>> START Exercise data
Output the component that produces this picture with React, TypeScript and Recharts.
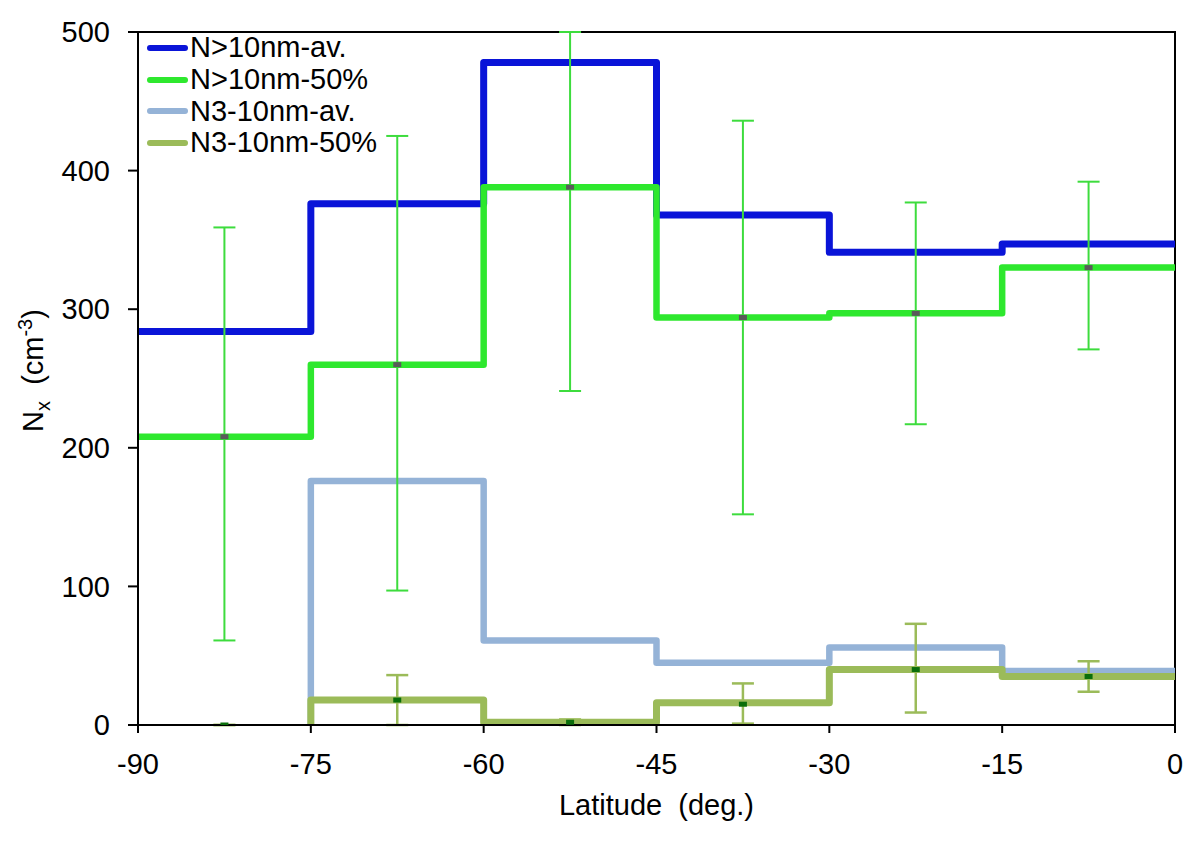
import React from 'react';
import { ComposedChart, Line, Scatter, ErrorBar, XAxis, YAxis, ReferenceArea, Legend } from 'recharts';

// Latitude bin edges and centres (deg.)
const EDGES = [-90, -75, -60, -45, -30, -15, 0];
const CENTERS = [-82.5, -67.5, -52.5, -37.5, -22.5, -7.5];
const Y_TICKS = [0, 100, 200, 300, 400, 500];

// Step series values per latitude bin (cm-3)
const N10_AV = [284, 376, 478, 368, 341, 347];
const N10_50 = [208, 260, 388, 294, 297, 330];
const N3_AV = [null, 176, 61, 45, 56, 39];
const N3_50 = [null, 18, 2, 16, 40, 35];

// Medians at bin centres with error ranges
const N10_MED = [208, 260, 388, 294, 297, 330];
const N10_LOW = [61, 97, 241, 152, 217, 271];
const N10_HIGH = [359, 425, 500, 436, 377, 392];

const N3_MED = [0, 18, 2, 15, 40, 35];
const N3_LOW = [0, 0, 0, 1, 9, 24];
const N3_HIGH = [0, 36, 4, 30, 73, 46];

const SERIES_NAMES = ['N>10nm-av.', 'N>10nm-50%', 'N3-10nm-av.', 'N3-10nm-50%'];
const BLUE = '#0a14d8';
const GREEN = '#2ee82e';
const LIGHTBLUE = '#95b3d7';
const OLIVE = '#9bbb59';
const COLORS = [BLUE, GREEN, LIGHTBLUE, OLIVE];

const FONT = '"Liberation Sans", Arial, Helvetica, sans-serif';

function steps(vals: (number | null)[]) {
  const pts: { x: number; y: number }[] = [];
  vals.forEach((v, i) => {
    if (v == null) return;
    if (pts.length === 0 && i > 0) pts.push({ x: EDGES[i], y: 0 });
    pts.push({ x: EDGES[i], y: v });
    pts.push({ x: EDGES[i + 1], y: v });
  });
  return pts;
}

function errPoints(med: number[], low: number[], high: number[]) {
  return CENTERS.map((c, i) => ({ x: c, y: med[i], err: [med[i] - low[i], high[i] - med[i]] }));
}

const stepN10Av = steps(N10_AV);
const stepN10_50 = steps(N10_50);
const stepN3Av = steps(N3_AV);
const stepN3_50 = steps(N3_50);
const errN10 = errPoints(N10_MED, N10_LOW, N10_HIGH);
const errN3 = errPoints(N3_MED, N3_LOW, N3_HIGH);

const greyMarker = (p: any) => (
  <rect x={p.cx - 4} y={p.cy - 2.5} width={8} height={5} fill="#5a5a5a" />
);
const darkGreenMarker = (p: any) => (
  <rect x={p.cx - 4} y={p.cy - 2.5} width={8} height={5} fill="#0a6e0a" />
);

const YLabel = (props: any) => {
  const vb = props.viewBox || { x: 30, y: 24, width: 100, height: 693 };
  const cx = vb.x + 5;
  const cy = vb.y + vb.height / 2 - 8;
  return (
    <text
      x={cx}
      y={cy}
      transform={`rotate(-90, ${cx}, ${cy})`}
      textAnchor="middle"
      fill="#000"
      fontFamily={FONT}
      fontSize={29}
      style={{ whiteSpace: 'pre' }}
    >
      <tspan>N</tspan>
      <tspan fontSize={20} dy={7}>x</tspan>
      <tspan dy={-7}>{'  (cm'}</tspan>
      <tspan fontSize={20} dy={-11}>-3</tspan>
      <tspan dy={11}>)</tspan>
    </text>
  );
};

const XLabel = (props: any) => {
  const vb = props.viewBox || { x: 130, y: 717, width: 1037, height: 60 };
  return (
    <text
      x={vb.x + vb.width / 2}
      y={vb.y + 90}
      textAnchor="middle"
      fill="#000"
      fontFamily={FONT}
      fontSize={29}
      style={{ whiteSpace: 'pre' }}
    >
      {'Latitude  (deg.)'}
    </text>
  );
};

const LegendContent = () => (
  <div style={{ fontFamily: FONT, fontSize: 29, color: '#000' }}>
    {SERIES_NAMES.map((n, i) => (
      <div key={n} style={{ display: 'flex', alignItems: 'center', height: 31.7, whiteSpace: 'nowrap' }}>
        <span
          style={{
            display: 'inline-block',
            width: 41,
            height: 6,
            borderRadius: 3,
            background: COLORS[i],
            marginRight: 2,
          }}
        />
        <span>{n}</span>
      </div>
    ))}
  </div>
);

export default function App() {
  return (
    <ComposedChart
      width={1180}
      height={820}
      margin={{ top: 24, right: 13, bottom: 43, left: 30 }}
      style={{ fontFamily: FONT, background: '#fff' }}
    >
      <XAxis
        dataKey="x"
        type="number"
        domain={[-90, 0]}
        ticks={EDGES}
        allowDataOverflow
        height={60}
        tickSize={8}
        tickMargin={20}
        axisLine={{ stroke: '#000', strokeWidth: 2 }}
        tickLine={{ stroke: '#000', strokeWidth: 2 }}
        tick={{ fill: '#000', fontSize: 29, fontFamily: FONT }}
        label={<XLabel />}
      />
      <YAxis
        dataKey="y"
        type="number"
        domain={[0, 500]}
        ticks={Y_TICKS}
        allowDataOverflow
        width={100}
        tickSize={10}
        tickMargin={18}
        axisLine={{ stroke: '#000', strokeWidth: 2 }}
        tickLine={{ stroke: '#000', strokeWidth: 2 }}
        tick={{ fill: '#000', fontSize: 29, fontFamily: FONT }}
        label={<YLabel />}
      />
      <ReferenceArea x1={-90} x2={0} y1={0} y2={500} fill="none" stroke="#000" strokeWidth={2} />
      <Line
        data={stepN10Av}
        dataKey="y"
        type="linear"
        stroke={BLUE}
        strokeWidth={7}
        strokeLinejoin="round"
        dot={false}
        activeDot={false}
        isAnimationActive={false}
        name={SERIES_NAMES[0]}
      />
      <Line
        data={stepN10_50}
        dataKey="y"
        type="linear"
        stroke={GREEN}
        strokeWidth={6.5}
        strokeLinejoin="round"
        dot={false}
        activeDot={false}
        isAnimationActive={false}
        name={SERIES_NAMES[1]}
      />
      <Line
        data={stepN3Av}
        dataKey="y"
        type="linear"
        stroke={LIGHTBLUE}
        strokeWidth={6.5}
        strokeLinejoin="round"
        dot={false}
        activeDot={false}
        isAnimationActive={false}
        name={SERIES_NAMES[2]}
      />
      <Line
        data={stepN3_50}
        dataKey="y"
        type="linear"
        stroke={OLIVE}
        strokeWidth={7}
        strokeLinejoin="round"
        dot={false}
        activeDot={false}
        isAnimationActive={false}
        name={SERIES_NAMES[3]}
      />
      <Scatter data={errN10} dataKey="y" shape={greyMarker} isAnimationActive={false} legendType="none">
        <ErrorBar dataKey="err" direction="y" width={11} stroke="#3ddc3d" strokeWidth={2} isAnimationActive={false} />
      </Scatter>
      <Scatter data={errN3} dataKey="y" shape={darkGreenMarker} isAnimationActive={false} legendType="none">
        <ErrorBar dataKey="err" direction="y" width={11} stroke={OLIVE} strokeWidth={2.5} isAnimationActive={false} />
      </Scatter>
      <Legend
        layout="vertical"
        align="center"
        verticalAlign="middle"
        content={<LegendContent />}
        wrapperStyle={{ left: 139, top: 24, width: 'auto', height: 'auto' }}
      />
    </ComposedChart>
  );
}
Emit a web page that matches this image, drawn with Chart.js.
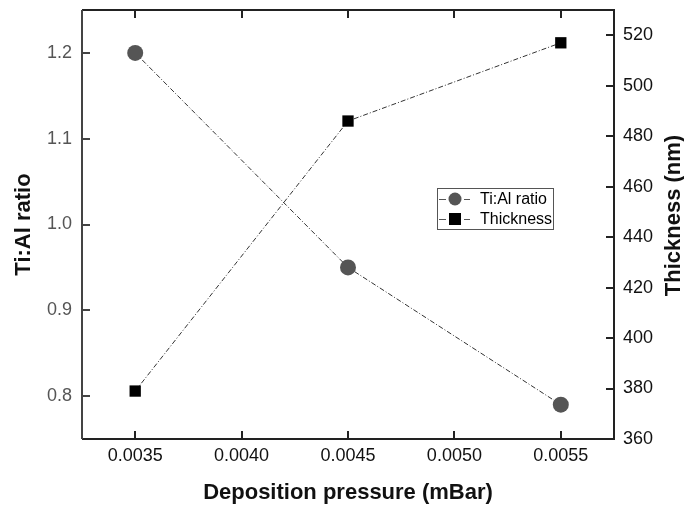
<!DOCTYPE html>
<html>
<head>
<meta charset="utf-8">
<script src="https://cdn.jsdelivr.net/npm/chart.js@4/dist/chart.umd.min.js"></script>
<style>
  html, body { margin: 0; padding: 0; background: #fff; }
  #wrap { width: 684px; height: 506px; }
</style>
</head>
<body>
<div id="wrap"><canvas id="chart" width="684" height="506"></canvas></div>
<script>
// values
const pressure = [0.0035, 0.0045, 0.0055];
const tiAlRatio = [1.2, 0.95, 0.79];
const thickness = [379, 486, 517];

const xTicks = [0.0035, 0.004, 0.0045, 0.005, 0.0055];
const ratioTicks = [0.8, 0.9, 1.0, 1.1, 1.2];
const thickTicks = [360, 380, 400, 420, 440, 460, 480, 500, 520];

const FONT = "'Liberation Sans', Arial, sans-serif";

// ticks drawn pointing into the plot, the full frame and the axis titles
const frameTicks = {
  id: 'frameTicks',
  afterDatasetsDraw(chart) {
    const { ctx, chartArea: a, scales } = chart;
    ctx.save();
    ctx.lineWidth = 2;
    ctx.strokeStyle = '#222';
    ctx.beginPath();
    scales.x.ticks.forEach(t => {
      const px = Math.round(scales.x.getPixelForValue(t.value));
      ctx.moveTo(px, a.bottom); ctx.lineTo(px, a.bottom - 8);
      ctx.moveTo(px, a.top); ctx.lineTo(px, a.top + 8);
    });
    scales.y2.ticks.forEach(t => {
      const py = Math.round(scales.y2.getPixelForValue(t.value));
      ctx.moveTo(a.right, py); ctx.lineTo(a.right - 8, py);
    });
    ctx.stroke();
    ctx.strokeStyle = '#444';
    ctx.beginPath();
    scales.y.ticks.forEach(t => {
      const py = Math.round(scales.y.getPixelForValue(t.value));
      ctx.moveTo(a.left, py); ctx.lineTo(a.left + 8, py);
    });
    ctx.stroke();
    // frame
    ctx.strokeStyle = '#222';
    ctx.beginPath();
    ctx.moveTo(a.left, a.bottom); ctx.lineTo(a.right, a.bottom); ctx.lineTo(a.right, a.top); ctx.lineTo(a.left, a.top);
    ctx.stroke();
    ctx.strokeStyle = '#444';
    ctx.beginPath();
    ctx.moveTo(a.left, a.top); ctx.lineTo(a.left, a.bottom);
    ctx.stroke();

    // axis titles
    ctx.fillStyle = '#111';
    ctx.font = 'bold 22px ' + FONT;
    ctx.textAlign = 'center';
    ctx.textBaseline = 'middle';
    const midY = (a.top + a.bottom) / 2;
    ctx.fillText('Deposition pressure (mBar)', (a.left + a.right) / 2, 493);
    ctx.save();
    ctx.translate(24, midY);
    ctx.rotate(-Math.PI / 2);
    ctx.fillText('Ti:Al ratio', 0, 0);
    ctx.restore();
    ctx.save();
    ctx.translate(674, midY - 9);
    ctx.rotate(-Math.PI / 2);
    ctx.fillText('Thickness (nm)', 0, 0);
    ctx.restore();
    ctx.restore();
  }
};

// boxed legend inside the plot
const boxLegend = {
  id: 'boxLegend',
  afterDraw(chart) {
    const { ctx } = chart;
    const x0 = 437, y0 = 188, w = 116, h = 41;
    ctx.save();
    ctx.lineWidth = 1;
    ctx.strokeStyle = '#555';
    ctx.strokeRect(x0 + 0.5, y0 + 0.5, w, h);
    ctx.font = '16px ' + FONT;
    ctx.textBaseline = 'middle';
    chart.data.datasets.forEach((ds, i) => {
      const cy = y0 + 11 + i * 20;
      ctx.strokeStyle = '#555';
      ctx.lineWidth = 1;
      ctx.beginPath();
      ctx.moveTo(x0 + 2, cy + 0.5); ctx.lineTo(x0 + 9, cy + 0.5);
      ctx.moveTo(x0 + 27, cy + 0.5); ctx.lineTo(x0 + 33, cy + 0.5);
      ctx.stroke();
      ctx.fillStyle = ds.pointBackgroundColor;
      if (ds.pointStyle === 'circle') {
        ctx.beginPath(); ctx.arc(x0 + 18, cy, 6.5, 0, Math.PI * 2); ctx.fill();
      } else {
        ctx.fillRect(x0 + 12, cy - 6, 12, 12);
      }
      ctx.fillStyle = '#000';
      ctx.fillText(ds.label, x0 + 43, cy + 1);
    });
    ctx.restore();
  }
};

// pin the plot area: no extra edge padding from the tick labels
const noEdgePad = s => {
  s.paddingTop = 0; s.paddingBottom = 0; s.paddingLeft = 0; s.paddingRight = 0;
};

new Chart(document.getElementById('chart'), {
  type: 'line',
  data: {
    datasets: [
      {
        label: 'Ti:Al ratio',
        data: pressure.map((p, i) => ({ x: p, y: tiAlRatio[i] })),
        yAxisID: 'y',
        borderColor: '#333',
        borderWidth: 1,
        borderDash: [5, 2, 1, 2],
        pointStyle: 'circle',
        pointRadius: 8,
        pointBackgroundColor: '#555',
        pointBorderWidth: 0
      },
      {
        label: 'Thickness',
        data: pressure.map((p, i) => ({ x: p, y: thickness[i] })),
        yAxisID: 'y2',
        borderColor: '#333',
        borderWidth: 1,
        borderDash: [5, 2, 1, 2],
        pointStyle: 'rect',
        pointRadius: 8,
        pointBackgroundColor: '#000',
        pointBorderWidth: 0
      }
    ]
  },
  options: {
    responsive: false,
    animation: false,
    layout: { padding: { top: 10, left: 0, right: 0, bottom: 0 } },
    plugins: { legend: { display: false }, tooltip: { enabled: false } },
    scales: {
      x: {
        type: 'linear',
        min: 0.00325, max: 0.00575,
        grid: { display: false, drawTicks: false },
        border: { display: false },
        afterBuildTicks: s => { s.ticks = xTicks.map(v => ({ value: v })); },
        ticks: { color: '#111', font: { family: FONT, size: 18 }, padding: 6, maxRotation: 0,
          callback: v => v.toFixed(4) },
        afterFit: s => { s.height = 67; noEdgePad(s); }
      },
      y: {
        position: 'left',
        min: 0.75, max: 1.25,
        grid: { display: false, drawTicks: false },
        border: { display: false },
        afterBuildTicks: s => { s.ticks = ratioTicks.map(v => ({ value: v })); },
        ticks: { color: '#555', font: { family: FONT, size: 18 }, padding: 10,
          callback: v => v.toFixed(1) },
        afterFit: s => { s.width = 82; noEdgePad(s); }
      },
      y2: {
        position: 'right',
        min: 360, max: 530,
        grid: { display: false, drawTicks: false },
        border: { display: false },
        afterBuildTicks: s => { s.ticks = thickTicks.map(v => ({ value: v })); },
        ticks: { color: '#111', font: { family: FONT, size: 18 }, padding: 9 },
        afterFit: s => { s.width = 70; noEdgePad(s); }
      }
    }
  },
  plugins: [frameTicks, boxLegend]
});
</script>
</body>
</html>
>> END Exercise data
Without any pictures, reproduce the lines from the first one in the material through the line that has "const N3_50 = [null, 18, 2, 16, 40, 35];", exactly as they appear.

◆ Answer to this task
Output the component that produces this picture with React, TypeScript and Recharts.
import React from 'react';
import { ComposedChart, Line, Scatter, ErrorBar, XAxis, YAxis, ReferenceArea, Legend } from 'recharts';

// Latitude bin edges and centres (deg.)
const EDGES = [-90, -75, -60, -45, -30, -15, 0];
const CENTERS = [-82.5, -67.5, -52.5, -37.5, -22.5, -7.5];
const Y_TICKS = [0, 100, 200, 300, 400, 500];

// Step series values per latitude bin (cm-3)
const N10_AV = [284, 376, 478, 368, 341, 347];
const N10_50 = [208, 260, 388, 294, 297, 330];
const N3_AV = [null, 176, 61, 45, 56, 39];
const N3_50 = [null, 18, 2, 16, 40, 35];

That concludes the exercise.